Aqui no Lunetas, acreditamos que uma educação integração prevê a participação afetiva e social de todos os atores envolvidos na vida da criança, envolvendo professores, coordenadores de ensino, pedagogos e adultos responsáveis por ela. As escolas, desde a educação infantil, precisam buscar práticas educadoras que dialoguem com todas as dimensões do desenvolvimento de uma criança (físico, emocional, social, simbólico e intelectual). O antigo modelo de escolas puramente conteudistas, não dá conta desse objetivo. Leia mais sobre o assunto aqui.
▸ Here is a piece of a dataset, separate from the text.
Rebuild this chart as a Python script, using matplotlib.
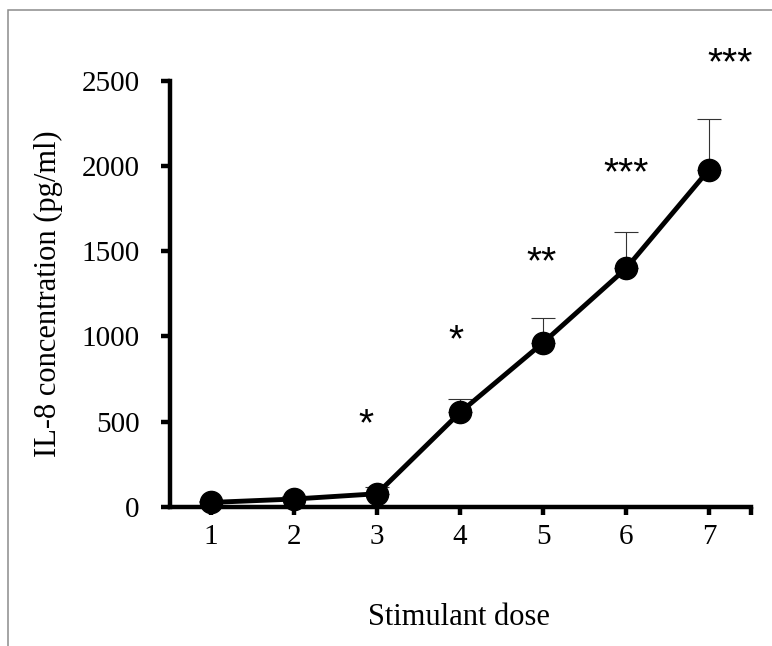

“Se você julgar que o/a professor/a do seu filho tem alguma conduta inadequada, seja ela relacionada a doutrinação ou qualquer outro aspecto, por favor, vá a escola e converse com ele/a. Se for necessário, fale com a coordenação pedagógica, ou até com a direção. Se precisar, leve a questão para o conselho escolar”, defende Gabriela Moriconi, pesquisadora da Fundação Carlos Chagas. Para ela, qualquer questão que seja vista como inadequada tanto pelo estudante quanto pela família pode ser resolvida com diálogo propositivo e ação participativa.

“Nós, mães e pais, e todos os participantes das equipes escolares precisamos ser exemplos para que as nossas crianças e adolescentes aprendam a resolver conflitos pelo diálogo”

“Diversas pesquisas já apontaram a importância das relações de confiança e de um clima escolar positivo para a aprendizagem e o desenvolvimento dos alunos. Vamos nos esforçar para fortalecer esses aspectos”, afirma.